Strictly speaking, the battalion was being re-formed, since the 7th (Service) Battalion of the Loyals
had been established during the First World War, seeing action on the Western Front.
As the regiment prepared to accept its new intake, goodbyes were being said in homes throughout
Merseyside, Lancashire and Cheshire, from where the bulk of the unit's men were recruited.
Fathers, sons, uncles and brothers who until now had been workers in factories, offices, shops or
shipyards, found themselves called to the colours - and the destination on their travel warrants was
Caernarvon, North Wales.
There, at Coed Helen Camp, a large house surrounded by a stretch of wooded land within sight of
the medieval castle that dominates the  town, the cadre from the Loyals arrived on July 5 ready to
receive a total of 850 recruits.
Soldiers in the cadre included warrant officers, NCOs, tradesmen, cooks and batmen, several of
whom had seen service with the British Expeditionary Force in France.

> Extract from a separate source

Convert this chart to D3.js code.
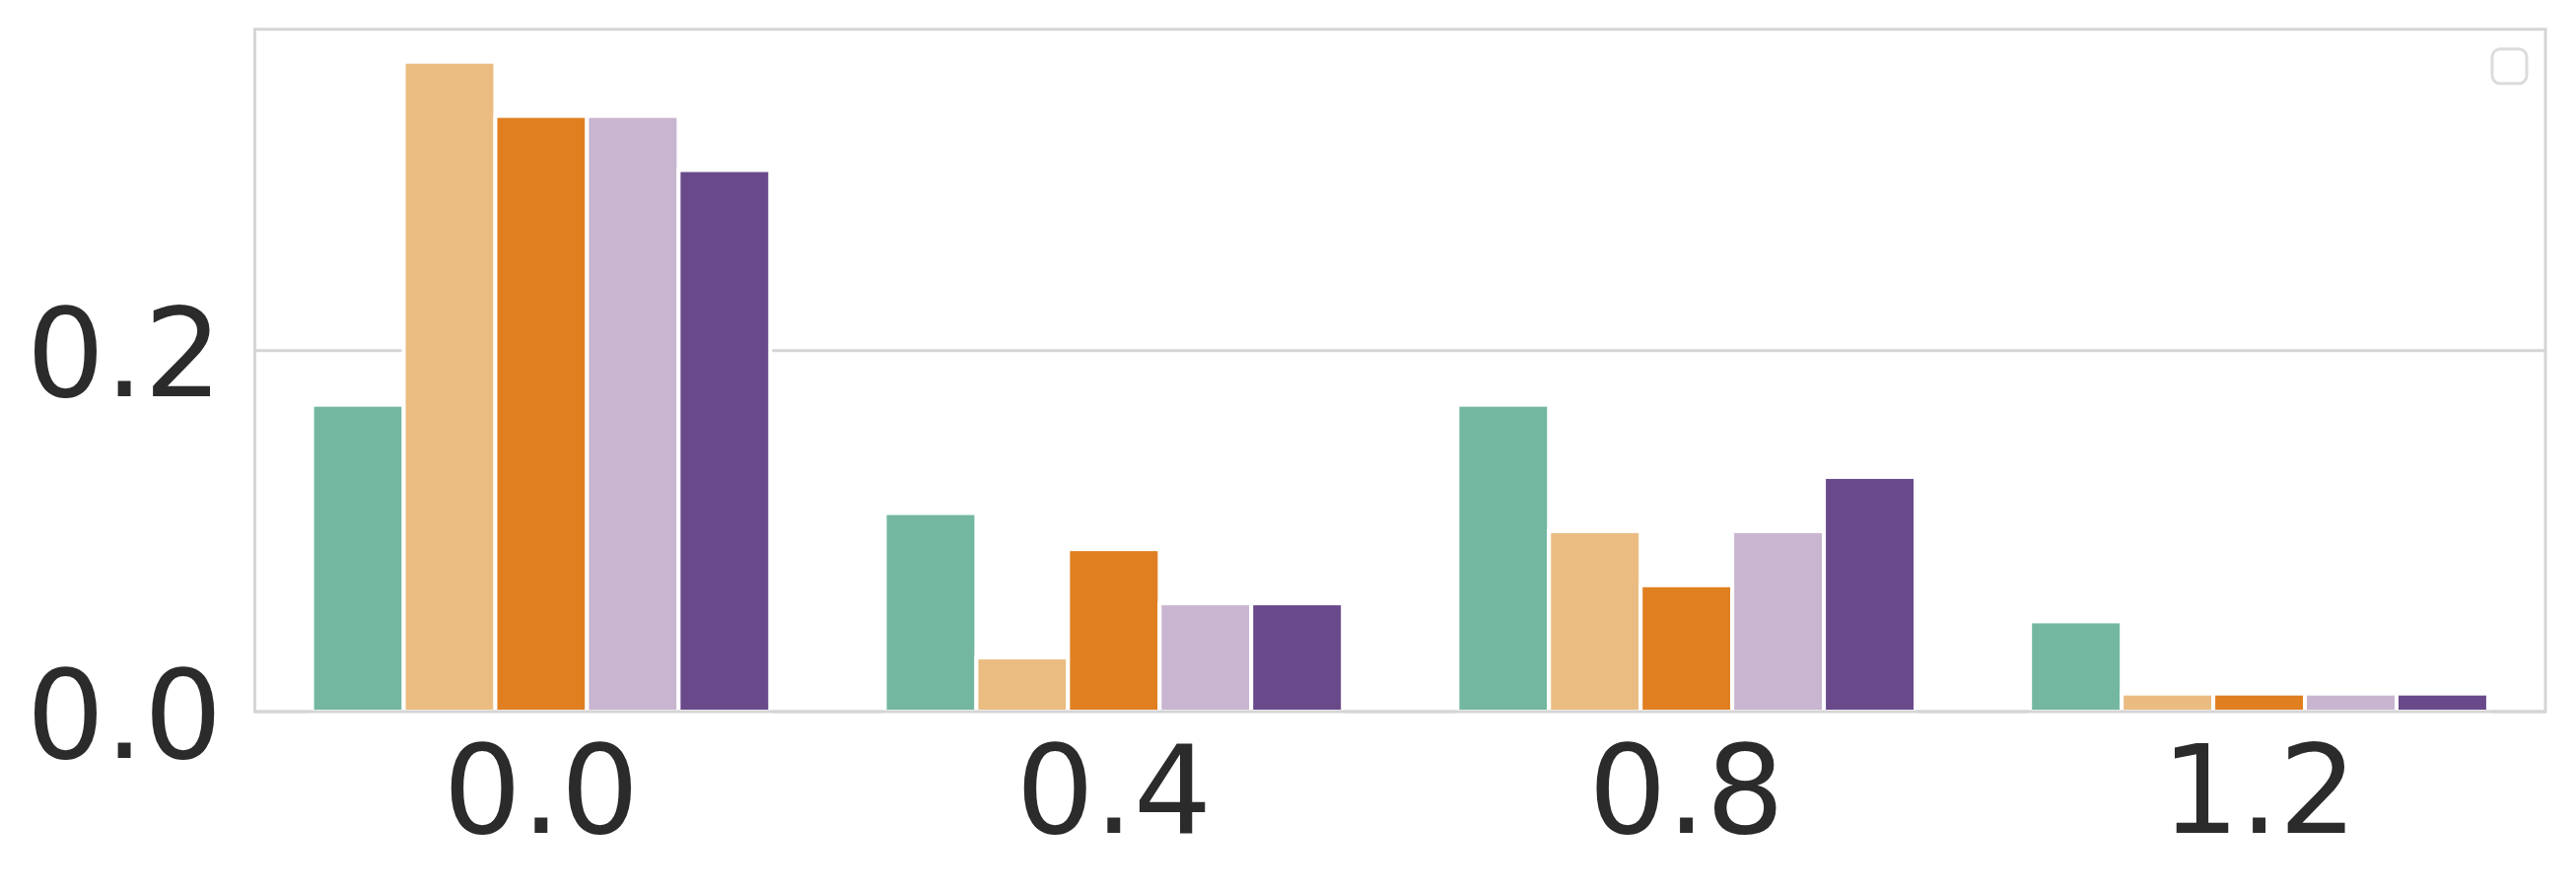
<!DOCTYPE html>
<html>
  <head>
    <meta charset="utf-8">
    <title>Grouped bars</title>
    <script src="https://d3js.org/d3.v7.min.js" charset="utf-8"></script>
    <style>
      body {
        margin: 0;
        overflow: hidden;
        background: #ffffff;
      }
      text {
        font-family: "DejaVu Sans", sans-serif;
      }
    </style>
  </head>
  <body>
    <script type="text/javascript">
      // data
      var categories = ["0.0", "0.4", "0.8", "1.2"];
      var seriesNames = ["s1", "s2", "s3", "s4", "s5"];
      var seriesColors = ["#73b7a1", "#eabc81", "#e07f20", "#c8b5d0", "#6a498b"];
      var values = [
        [0.17, 0.11, 0.17, 0.05],   // s1
        [0.36, 0.03, 0.10, 0.01],   // s2
        [0.33, 0.09, 0.07, 0.01],   // s3
        [0.33, 0.06, 0.10, 0.01],   // s4
        [0.30, 0.06, 0.13, 0.01]    // s5
      ];
      var yTicks = [0.0, 0.2];
      var yMax = 0.378;

      var width = 2613,
          height = 904;

      var margin = {left: 258.5, right: 2613 - 2582, top: 29.7, bottom: 904 - 722};

      var svg = d3.select("body").append("svg")
                  .attr("width", width)
                  .attr("height", height);

      var x0 = d3.scaleBand()
                 .domain(categories)
                 .range([margin.left, width - margin.right])
                 .paddingInner(0)
                 .paddingOuter(0);

      var bw = x0.bandwidth();
      var x1 = d3.scaleBand()
                 .domain(seriesNames)
                 .range([0.1 * bw, 0.9 * bw]);

      var y = d3.scaleLinear()
                .domain([0, yMax])
                .range([height - margin.bottom, margin.top]);

      var gridColor = "#d5d5d5";

      // horizontal grid
      svg.append("g")
        .selectAll("line")
        .data(yTicks)
        .enter()
        .append("line")
        .attr("x1", margin.left)
        .attr("x2", width - margin.right)
        .attr("y1", function(d) { return y(d); })
        .attr("y2", function(d) { return y(d); })
        .attr("stroke", gridColor)
        .attr("stroke-width", 3);

      // flatten into bar records
      var bars = [];
      seriesNames.forEach(function(s, i) {
        categories.forEach(function(c, j) {
          bars.push({series: s, cat: c, value: values[i][j], color: seriesColors[i]});
        });
      });

      svg.append("g")
        .selectAll("rect")
        .data(bars)
        .enter()
        .append("rect")
        .attr("x", function(d) { return x0(d.cat) + x1(d.series); })
        .attr("width", x1.bandwidth())
        .attr("y", function(d) { return y(d.value); })
        .attr("height", function(d) { return y(0) - y(d.value); })
        .attr("fill", function(d) { return d.color; })
        .attr("stroke", "#ffffff")
        .attr("stroke-width", 4);

      // spines
      svg.append("rect")
        .attr("x", margin.left)
        .attr("y", margin.top)
        .attr("width", width - margin.right - margin.left)
        .attr("height", height - margin.bottom - margin.top)
        .attr("fill", "none")
        .attr("stroke", gridColor)
        .attr("stroke-width", 3);

      // axes
      var yAxis = d3.axisLeft(y)
                    .tickValues(yTicks)
                    .tickSize(0)
                    .tickPadding(33)
                    .tickFormat(d3.format(".1f"));

      var xAxis = d3.axisBottom(x0)
                    .tickSize(0)
                    .tickPadding(34);

      var gy = svg.append("g")
        .attr("transform", "translate(" + margin.left + ",0)")
        .call(yAxis);

      var gx = svg.append("g")
        .attr("transform", "translate(0," + (height - margin.bottom) + ")")
        .call(xAxis);

      [gx, gy].forEach(function(g) {
        g.select(".domain").remove();
        g.selectAll("text")
          .attr("font-family", "DejaVu Sans, sans-serif")
          .attr("font-size", 125)
          .attr("fill", "#2b2b2b");
      });
      gy.selectAll("text").attr("dy", "0.37em");

      // empty legend frame, top right
      svg.append("rect")
        .attr("x", width - margin.right - 54)
        .attr("y", margin.top + 20)
        .attr("width", 35)
        .attr("height", 35)
        .attr("rx", 8)
        .attr("fill", "#ffffff")
        .attr("stroke", "#dcdcdc")
        .attr("stroke-width", 3);
    </script>
  </body>
</html>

During the retreat to
Dunkirk, the Loyals had fought with exceptional valour and determination, and were among the last
soldiers off the beaches. This core of professionals brought with it 'a steadying influence of
peacetime service and discipline,' wrote Major Peter Crane, MC, one of the officers tasked with
helping set up the new battalion. On July 17, the first intake of 200 men was received at Coed Helen
and posted to  A Company. Six days later, David Lloyd George, who had been Prime Minister
during the First World War and lived along the coast near Criccieth, came to the camp to address
the recruits.
Next day, the second contingent of 200 men arrived - to be posted to B Company - and a further
400 men two days later, who were split into C and D companies. Out of the whole intake, more
than 600 came from Liverpool and district, 120 from London and the rest from various locations,
mainly Lancashire and Cheshire.
The 7th battalion, plus the 8th and 9th Loyals, which were raised at the same time, formed part of
215 Infantry Brigade with the 12th Royal Welch Fusiliers. The 7th's commanding officer was
Lieutenant Colonel M Wilson, the second-in-command was Major (later Lieut Col) W S Plant, the
adjutant was Captain (later Major) Crane and the Regimental Sergeant Major (later Captain) P W
Godden. Two days after the battalion was fully formed, a German plane flew over the camp and
dropped two bombs to the south, but there were no casualties.
At first, shortage of equipment was acute for the fledgling infantry unit. 'Training difficulties were
very intense in the early stages,' Major Crane later wrote. 'The sum total of the training equipment
consisted of 40 rifles, half a dozen impressed vehicles and a few boxes of grenades. Everything was
either made of wood, borrowed for the afternoon - or simply imagined.'
As the men tried to settle into bell tents, it was very much make do and mend. 'We were still
wearing civvies for weeks after we got there and drilling with broom handles,' recalled Corporal
Ronald Prince, one of the Liverpool recruits.
Because a German invasion was thought to be imminent following the Fall of France, training was
combined with beach defence, patrols and practice alerts throughout the summer and early autumn,
taking the 7th as far south along the coast as Aberdovey, where a second camp was established.
The stay in Wales ended on September 28, when the battalion entrained for Liverpool and its first
major operational role - helping protect the port against German invasion. The 7th's base was to the
north of the city in the affluent suburb of Great Crosby, with headquarters  in the Northern Cricket
Ground at Elm Avenue. A and C companies were stationed in Seaforth Barracks in nearby
Waterloo and the rest of the regiment in billets in Seaforth and Blundellsands.
Coming under the command of Mersey Garrison, the 7th - working with four Home Guard
battalions - covered one of  four defence zones for the Liverpool area. Liverpool was now the most
vital port in the kingdom, a gateway for the convoys that later became Britain's lifeline and the nerve
centre of the Battle of the Atlantic.
'Here the work became very hard,' Major Crane wrote. 'As, in addition to intense training, the
battalion had a considerable operational role and was constantly called up to provide working
parties for ships and docks.'
By now, the Luftwaffe had been defeated in the Battle of Britain after fierce combat and high
casualties on both sides, and as winter approached, the threat of invasion in 1940 receded. Instead,
Hitler targeted British cities with his bombers and in November and December, Merseyside suffered
its first major air raids as the Luftwaffe attacked the miles of docks and wharves either side of the
river and the famous shipyards of Cammell Laird on the Birkenhead shore.